* [TASK GOAL]
Nothing but the lines from the top of the data to the line holding "above] (Qlbl) at" should be printed, word for word and both ends included; leave the pictures out.
####################
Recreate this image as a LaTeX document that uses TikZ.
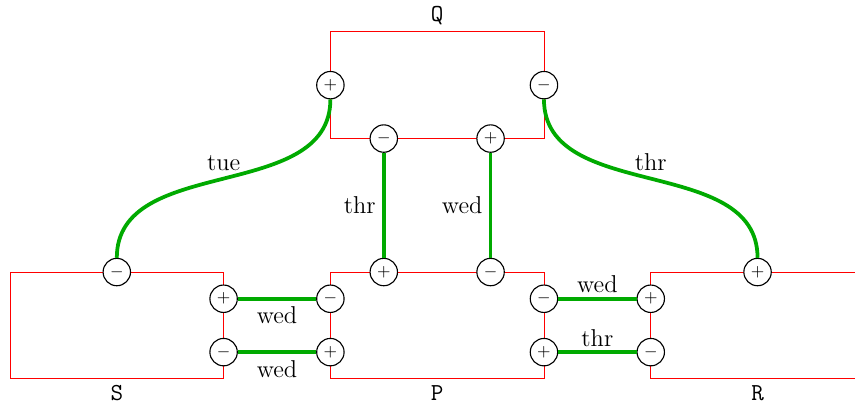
\documentclass[tikz,border=0pt]{standalone}
\usepackage{xcolor}
\definecolor{wire}{HTML}{00AA00}
\usepackage{tikz}
\usetikzlibrary{positioning}

\begin{document}
\begin{tikzpicture}[x=0.5cm, y=0.5cm,
  box/.style={red, thin},
  port/.style={circle, draw, line width=0.6pt, fill=white, inner sep=0pt, minimum size=14.6pt, font=\fontsize{9.5}{11}\selectfont},
  link/.style={wire, line width=2pt},
  lbl/.style={black, font=\fontsize{13}{15}\selectfont},
  title/.style={font=\fontsize{13}{15}\selectfont\ttfamily}]
  \useasboundingbox (-0.375,-1.086) rectangle (31.65,14.19);

  % S
  \draw[box] (0,0) rectangle (8,4);
  \node[title, below] (Slbl) at (4,0) {S};

  % P
  \draw[box] (12,0) rectangle (20,4);
  \node[title, below] (Plbl) at (16,0) {P};

  % R (open to the right)
  \draw[box] (31.65,4) -- (24,4) -- (24,0) -- (31.65,0);
  \node[title, below] (Rlbl) at (28,0) {R};

  % Q
  \draw[box] (12,9) rectangle (20,13);
  \node[title, above] (Qlbl) at (16,13) {Q};

  % ports
  \node[port] (Qa) at (12,11) {$+$};
  \node[port] (Qb) at (20,11) {$-$};
  \node[port] (Qc) at (14,9) {$-$};
  \node[port] (Qd) at (18,9) {$+$};
  \node[port] (Sa) at (4,4) {$-$};
  \node[port] (Sb) at (8,3) {$+$};
  \node[port] (Sc) at (8,1) {$-$};
  \node[port] (Pa) at (14,4) {$+$};
  \node[port] (Pb) at (18,4) {$-$};
  \node[port] (Pc) at (12,3) {$-$};
  \node[port] (Pd) at (12,1) {$+$};
  \node[port] (Pe) at (20,3) {$-$};
  \node[port] (Pf) at (20,1) {$+$};
  \node[port] (Ra) at (28,4) {$+$};
  \node[port] (Rb) at (24,3) {$+$};
  \node[port] (Rc) at (24,1) {$-$};

  % links
  \draw[link] (Qa) to[out=-90, in=90] node[pos=0.5, above, lbl] {tue} (Sa);
  \draw[link] (Qb) to[out=-90, in=90] node[pos=0.5, above, lbl] {thr} (Ra);
  \draw[link] (Qc) -- node[left, lbl] {thr} (Pa);
  \draw[link] (Qd) -- node[left, lbl] {wed} (Pb);
  \draw[link] (Sb) -- node[below, lbl] {wed} (Pc);
  \draw[link] (Sc) -- node[below, lbl] {wed} (Pd);
  \draw[link] (Pe) -- node[above, lbl, inner sep=2pt] {wed} (Rb);
  \draw[link] (Pf) -- node[above, lbl, inner sep=2pt] {thr} (Rc);
\end{tikzpicture}
\end{document}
####################
* [RESPONSE]
Recreate this image as a LaTeX document that uses TikZ.
\documentclass[tikz,border=0pt]{standalone}
\usepackage{xcolor}
\definecolor{wire}{HTML}{00AA00}
\usepackage{tikz}
\usetikzlibrary{positioning}

\begin{document}
\begin{tikzpicture}[x=0.5cm, y=0.5cm,
  box/.style={red, thin},
  port/.style={circle, draw, line width=0.6pt, fill=white, inner sep=0pt, minimum size=14.6pt, font=\fontsize{9.5}{11}\selectfont},
  link/.style={wire, line width=2pt},
  lbl/.style={black, font=\fontsize{13}{15}\selectfont},
  title/.style={font=\fontsize{13}{15}\selectfont\ttfamily}]
  \useasboundingbox (-0.375,-1.086) rectangle (31.65,14.19);

  % S
  \draw[box] (0,0) rectangle (8,4);
  \node[title, below] (Slbl) at (4,0) {S};

  % P
  \draw[box] (12,0) rectangle (20,4);
  \node[title, below] (Plbl) at (16,0) {P};

  % R (open to the right)
  \draw[box] (31.65,4) -- (24,4) -- (24,0) -- (31.65,0);
  \node[title, below] (Rlbl) at (28,0) {R};

  % Q
  \draw[box] (12,9) rectangle (20,13);
  \node[title, above] (Qlbl) at (16,13) {Q};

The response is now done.